RECORDS TO USE:
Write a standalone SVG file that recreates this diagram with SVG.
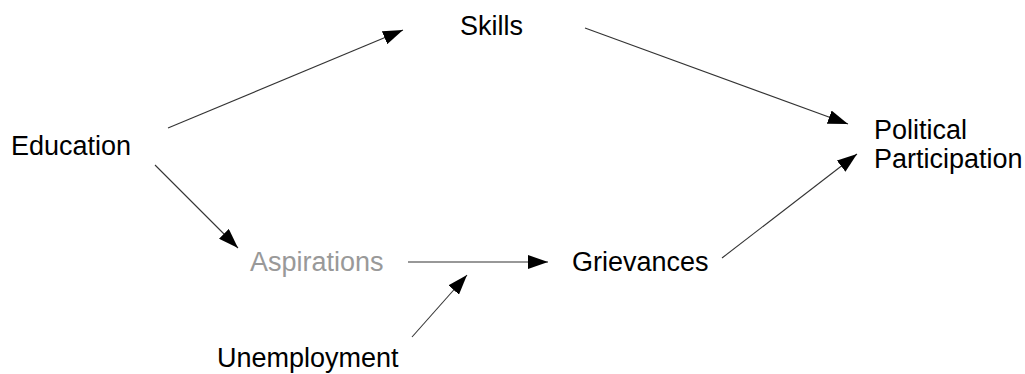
<svg xmlns="http://www.w3.org/2000/svg" width="1025" height="374" viewBox="0 0 1025 374">
<style>
  .lbl { font-family: "Liberation Sans", Arial, sans-serif; font-size: 27px; fill: #000; }
  .gray { fill: #999; }
  .edge { stroke: #333; stroke-width: 1.1; fill: none; marker-end: url(#ah); }
</style>
<defs>
  <marker id="ah" markerUnits="userSpaceOnUse" markerWidth="22" markerHeight="14" refX="20" refY="7" orient="auto">
    <path d="M0,0 L20,7 L0,14 Z" fill="#000"/>
  </marker>
</defs>
<rect width="1025" height="374" fill="#fff"/>
<g id="connectors">
  <line class="edge" x1="168" y1="128" x2="403" y2="30"/>
  <line class="edge" x1="585" y1="28" x2="848" y2="124"/>
  <line class="edge" x1="722" y1="258" x2="857" y2="154"/>
  <line class="edge" x1="155" y1="165" x2="238" y2="248"/>
  <line class="edge" x1="408" y1="262" x2="548" y2="262"/>
  <line class="edge" x1="412" y1="337" x2="467" y2="275"/>
</g>
<g id="education"><text class="lbl" x="11" y="155">Education</text></g>
<g id="skills"><text class="lbl" x="460" y="35">Skills</text></g>
<g id="political-participation"><text class="lbl" x="874" y="139">Political</text><text class="lbl" x="874" y="168">Participation</text></g>
<g id="aspirations"><text class="lbl gray" x="250" y="271">Aspirations</text></g>
<g id="grievances"><text class="lbl" x="572" y="271">Grievances</text></g>
<g id="unemployment"><text class="lbl" x="217" y="367">Unemployment</text></g>
</svg>
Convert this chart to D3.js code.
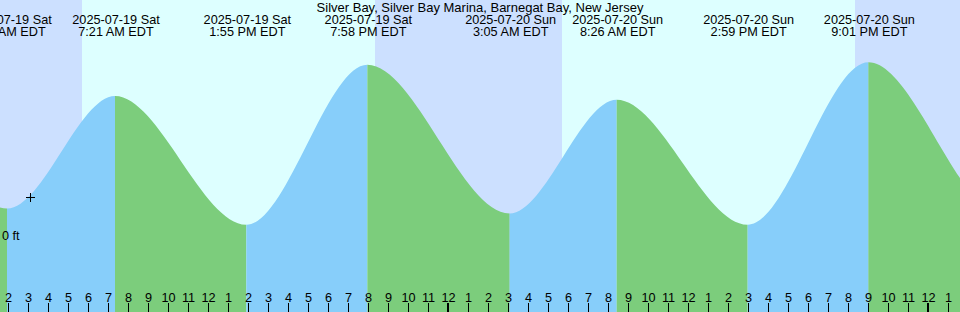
<!DOCTYPE html>
<html>
<head>
    <meta charset="UTF-8">
    <script src="https://d3js.org/d3.v7.min.js"></script>
    <style>
        body { margin: 0; background: #fff; }
        svg { display: block; font-family: "Liberation Sans", Arial, sans-serif; font-size: 12.7px; }
    </style>
</head>
<body>
<div id="chart"></div>
<script>
    // Station name
    const title = "Silver Bay, Silver Bay Marina, Barnegat Bay, New Jersey";

    // High / low tides (the first two and last two are off the picture, they only shape the ends)
    const extremeTimes = ["2025-07-18T12:50", "2025-07-18T18:55", "2025-07-19T01:57", "2025-07-19T07:21",
        "2025-07-19T13:55", "2025-07-19T19:58", "2025-07-20T03:05", "2025-07-20T08:26",
        "2025-07-20T14:59", "2025-07-20T21:01", "2025-07-21T03:45", "2025-07-21T09:30"];
    const extremeHeights = [0.1, 1.35, 0.22, 1.12, 0.09, 1.37, 0.18, 1.09, 0.09, 1.39, 0.17, 1.08];
    const extremeDays = ["2025-07-18 Fri", "2025-07-18 Fri", "2025-07-19 Sat", "2025-07-19 Sat",
        "2025-07-19 Sat", "2025-07-19 Sat", "2025-07-20 Sun", "2025-07-20 Sun",
        "2025-07-20 Sun", "2025-07-20 Sun", "2025-07-21 Mon", "2025-07-21 Mon"];
    const extremeClock = ["12:50 PM EDT", "6:55 PM EDT", "1:57 AM EDT", "7:21 AM EDT",
        "1:55 PM EDT", "7:58 PM EDT", "3:05 AM EDT", "8:26 AM EDT",
        "2:59 PM EDT", "9:01 PM EDT", "3:45 AM EDT", "9:30 AM EDT"];

    // Sun
    const sunrises = ["2025-07-19T05:42", "2025-07-20T05:42"];
    const sunsets = ["2025-07-19T20:21", "2025-07-20T20:21"];

    // Current time mark
    const nowTime = "2025-07-19T03:06";
    const nowHeight = 0.31;

    // Depth labels (ft)
    const depthTicks = [0];

    const startTime = "2025-07-19T01:36";
    const endTime = "2025-07-21T01:36";

    const W = 960, H = 312;
    const parse = d3.timeParse("%Y-%m-%dT%H:%M");

    const tides = extremeTimes.map((t, i) => ({
        time: parse(t), height: extremeHeights[i], day: extremeDays[i], clock: extremeClock[i]
    }));

    const x = d3.scaleTime()
        .domain([parse(startTime), parse(endTime)])
        .range([0, W]);

    const y = d3.scaleLinear()
        .domain([0, 2])
        .range([236, -14]);

    const svg = d3.select("#chart").append("svg")
        .attr("width", W)
        .attr("height", H);

    // day background
    svg.append("rect")
        .attr("width", W).attr("height", H)
        .attr("fill", "#ddffff");

    // night bands
    const rises = sunrises.map(parse), sets = sunsets.map(parse);
    const nights = [[x.domain()[0], rises[0]], [sets[0], rises[1]], [sets[1], x.domain()[1]]];
    svg.selectAll(".night").data(nights).join("rect")
        .attr("class", "night")
        .attr("x", d => x(d[0]))
        .attr("width", d => x(d[1]) - x(d[0]))
        .attr("y", 0).attr("height", H)
        .attr("fill", "#cce0ff");

    // tide area, coloured by rising / falling
    const area = d3.area()
        .x(d => x(d.time))
        .y0(H)
        .y1(d => y(d.height))
        .curve(d3.curveMonotoneX);

    svg.append("clipPath").attr("id", "tide")
        .append("path").datum(tides).attr("d", area);

    const segs = d3.pairs(tides);
    svg.append("g").attr("clip-path", "url(#tide)")
        .selectAll("rect").data(segs).join("rect")
        .attr("x", d => x(d[0].time))
        .attr("width", d => x(d[1].time) - x(d[0].time))
        .attr("y", 0).attr("height", H)
        .attr("fill", d => d[1].height > d[0].height ? "#87cefa" : "#7ccd7c");

    // title
    svg.append("text")
        .attr("x", W / 2).attr("y", 12)
        .attr("text-anchor", "middle")
        .style("font-size", "13px")
        .text(title);

    // high / low labels (only those on the chart)
    const lab = svg.append("g").attr("text-anchor", "middle");
    tides.filter(d => x(d.time) >= 0 && x(d.time) <= W).forEach(d => {
        const cx = x(d.time) + 1;
        lab.append("text").attr("x", cx).attr("y", 24).text(d.day);
        lab.append("text").attr("x", cx).attr("y", 36).text(d.clock);
    });

    // hour ticks
    const hours = x.ticks(d3.timeHour.every(1));
    const fmt = d3.timeFormat("%-I");
    const ax = svg.append("g");
    ax.selectAll("line").data(hours).join("line")
        .attr("x1", d => Math.round(x(d)) + (d.getHours() === 0 ? 0 : 0.5))
        .attr("x2", d => Math.round(x(d)) + (d.getHours() === 0 ? 0 : 0.5))
        .attr("y1", 303).attr("y2", H)
        .attr("stroke", "#000")
        .attr("stroke-width", d => d.getHours() === 0 ? 2 : 1);
    ax.selectAll("text").data(hours).join("text")
        .attr("x", d => x(d) + 0.5)
        .attr("y", 302)
        .attr("text-anchor", "middle")
        .text(d => fmt(d));

    // depth labels
    svg.selectAll(".depth").data(depthTicks).join("text")
        .attr("class", "depth")
        .attr("x", 2)
        .attr("y", d => y(d) + 4)
        .text(d => d + " ft");

    // current time mark
    const nx = Math.round(x(parse(nowTime))) + 0.5, ny = Math.round(y(nowHeight)) + 0.5;
    svg.append("path")
        .attr("d", `M${nx - 4.5},${ny}H${nx + 4.5}M${nx},${ny - 4.5}V${ny + 4.5}`)
        .attr("stroke", "#000")
        .attr("fill", "none");
</script>
</body>
</html>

WRITTEN EXERCISE: Exclude any pictures, and restate word for word the lines from the one containing "Convert this chart to D3.js code." through the one containing "Bay, Silver Bay", both included.

OUTPUT FOR THIS EXERCISE:
Convert this chart to D3.js code.
<!DOCTYPE html>
<html>
<head>
    <meta charset="UTF-8">
    <script src="https://d3js.org/d3.v7.min.js"></script>
    <style>
        body { margin: 0; background: #fff; }
        svg { display: block; font-family: "Liberation Sans", Arial, sans-serif; font-size: 12.7px; }
    </style>
</head>
<body>
<div id="chart"></div>
<script>
    // Station name
    const title = "Silver Bay, Silver Bay Marina, Barnegat Bay, New Jersey";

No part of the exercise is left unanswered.